• [REQUIRED WORK] Your output is the lines from the first one to the one containing "import numpy as np", repeated exactly, with images left out.

□ □ □ □ □ □ □

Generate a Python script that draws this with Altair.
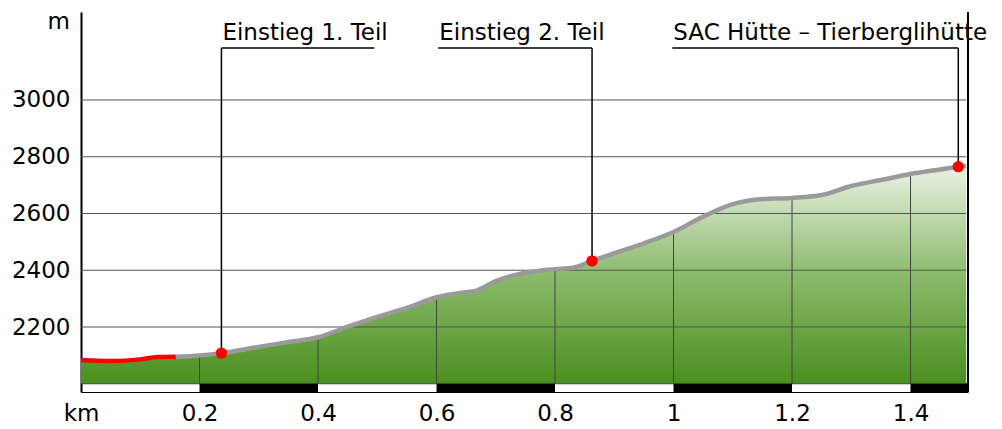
import altair as alt
import pandas as pd
import numpy as np

# ---- data ----
km = [0.0, 0.05, 0.10, 0.13, 0.16, 0.20, 0.237, 0.30, 0.35, 0.40, 0.45, 0.50, 0.55,
      0.60, 0.65, 0.665, 0.70, 0.75, 0.80, 0.83, 0.8625, 0.90, 0.95, 1.00, 1.05,
      1.10, 1.15, 1.20, 1.25, 1.30, 1.35, 1.40, 1.45, 1.4806, 1.494]
elev = [2084, 2080, 2086, 2094, 2095, 2100, 2108, 2130, 2147, 2164, 2201, 2236, 2267,
        2305, 2323, 2327, 2362, 2391, 2404, 2409, 2433, 2460, 2495, 2535, 2589,
        2633, 2651, 2655, 2665, 2697, 2718, 2739, 2755, 2765, 2767]
red_end_km = 0.16

poi_names = ["Einstieg 1. Teil", "Einstieg 2. Teil", "SAC Hütte – Tierberglihütte"]
poi_km = [0.237, 0.8625, 1.4806]
poi_elev = [2108, 2433, 2765]
label_start_km = [0.237, 0.603, 0.998]
label_end_km = [0.495, 0.8625, 1.4806]

x_ticks = [0, 0.2, 0.4, 0.6, 0.8, 1.0, 1.2, 1.4]
y_ticks = [2200, 2400, 2600, 2800, 3000]
bar_start = [0.2, 0.6, 1.0, 1.4]
bar_end = [0.4, 0.8, 1.2, 1.497]

X_MAX = 1.497
Y_MIN, Y_MAX = 1971, 3310
BASE = 2000
CALLOUT_Y = 3183
LABEL_Y = 3211
M_Y = 3275
FONT = "DejaVu Sans"
FS = 23

prof = pd.DataFrame({"km": km, "elev": elev})
red = prof[prof.km <= red_end_km]
gray = prof[prof.km >= red_end_km]
vg = pd.DataFrame({"km": x_ticks[1:], "elev": np.interp(x_ticks[1:], km, elev)})
hg = pd.DataFrame({"elev": y_ticks})
bars = pd.DataFrame({"a": bar_start, "b": bar_end})
poi = pd.DataFrame({"name": poi_names, "km": poi_km, "elev": poi_elev,
                    "ls": label_start_km, "le": label_end_km})

xs = alt.Scale(domain=[0, X_MAX], nice=False, zero=False)
ys = alt.Scale(domain=[Y_MIN, Y_MAX], nice=False, zero=False)

grad = alt.Gradient(gradient="linear", x1=0, x2=0, y1=1, y2=0,
                    stops=[alt.GradientStop(color="#4a8f1e", offset=0),
                           alt.GradientStop(color="#8cba6c", offset=0.5),
                           alt.GradientStop(color="#ebf2e6", offset=1)])

area = alt.Chart(prof).mark_area(color=grad, interpolate="monotone").encode(
    x=alt.X("km:Q", scale=xs, axis=alt.Axis(
        values=x_ticks, grid=False, ticks=False, domain=True, domainColor="#000",
        domainWidth=1, labelFontSize=FS, labelFont=FONT, labelColor="#000",
        labelPadding=10.5, title=None, labelFlush=False,
        labelExpr="datum.value == 0 ? 'km' : format(datum.value, '~g')")),
    y=alt.Y("elev:Q", scale=ys, axis=alt.Axis(
        values=y_ticks, grid=False, ticks=False, domain=True, domainColor="#000",
        domainWidth=2, labelFontSize=FS, labelFont=FONT, labelColor="#000",
        labelPadding=11, title=None, labelFlush=False, format="d")),
    y2=alt.datum(BASE),
)

hgrid = alt.Chart(hg).mark_rule(color="#555", strokeWidth=1).encode(
    y=alt.Y("elev:Q", scale=ys),
    x=alt.datum(0, scale=xs), x2=alt.datum(1.494))

vgrid = alt.Chart(vg).mark_rule(color="#444", strokeWidth=1).encode(
    x=alt.X("km:Q", scale=xs),
    y=alt.Y("elev:Q", scale=ys), y2=alt.datum(BASE))

baseline = alt.Chart(hg.head(1)).mark_rule(color="#444", strokeWidth=1).encode(
    y=alt.datum(BASE, scale=ys), x=alt.datum(0, scale=xs), x2=alt.datum(X_MAX))

scalebar = alt.Chart(bars).mark_rect(color="#000").encode(
    x=alt.X("a:Q", scale=xs), x2="b:Q",
    y=alt.datum(Y_MIN, scale=ys), y2=alt.datum(BASE))

right_line = alt.Chart(hg.head(1)).mark_rule(color="#000", strokeWidth=2).encode(
    x=alt.datum(X_MAX, scale=xs), y=alt.datum(Y_MIN, scale=ys), y2=alt.datum(Y_MAX))

gray_line = alt.Chart(gray).mark_line(color="#9a9a9a", strokeWidth=4.5,
                                      interpolate="monotone", strokeCap="butt").encode(
    x=alt.X("km:Q", scale=xs), y=alt.Y("elev:Q", scale=ys))

red_line = alt.Chart(red).mark_line(color="#ff0000", strokeWidth=4.5,
                                    interpolate="monotone", strokeCap="butt").encode(
    x=alt.X("km:Q", scale=xs), y=alt.Y("elev:Q", scale=ys))

vcall = alt.Chart(poi).mark_rule(color="#000", strokeWidth=1.5).encode(
    x=alt.X("km:Q", scale=xs),
    y=alt.Y("elev:Q", scale=ys), y2=alt.datum(CALLOUT_Y))

hcall = alt.Chart(poi).mark_rule(color="#000", strokeWidth=1.5).encode(
    x=alt.X("ls:Q", scale=xs), x2="le:Q",
    y=alt.datum(CALLOUT_Y, scale=ys))

labels = alt.Chart(poi).mark_text(align="left", baseline="alphabetic", fontSize=FS,
                                  font=FONT, color="#000", dx=1).encode(
    x=alt.X("ls:Q", scale=xs), y=alt.datum(LABEL_Y, scale=ys), text="name:N")

dots = alt.Chart(poi).mark_circle(color="#ff0000", size=130, opacity=1).encode(
    x=alt.X("km:Q", scale=xs), y=alt.Y("elev:Q", scale=ys))

m_label = alt.Chart(hg.head(1)).mark_text(align="right", baseline="middle", fontSize=FS,
                                          font=FONT, color="#000", dx=-11, text="m").encode(
    x=alt.datum(0, scale=xs), y=alt.datum(M_Y, scale=ys))

chart = alt.layer(area, hgrid, vgrid, baseline, scalebar, right_line, gray_line, red_line,
                  vcall, hcall, labels, dots, m_label).properties(
    width=887, height=380,
    autosize=alt.AutoSizeParams(type="none"),
    padding={"left": 73, "top": 4, "right": 26, "bottom": 29},
).configure_view(stroke=None)

chart.save("out.html", embed_options={"renderer": "svg", "actions": False})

□ □ □ □ □ □ □

• [ANSWER TO THE PROBLEM]
Generate a Python script that draws this with Altair.
import altair as alt
import pandas as pd
import numpy as np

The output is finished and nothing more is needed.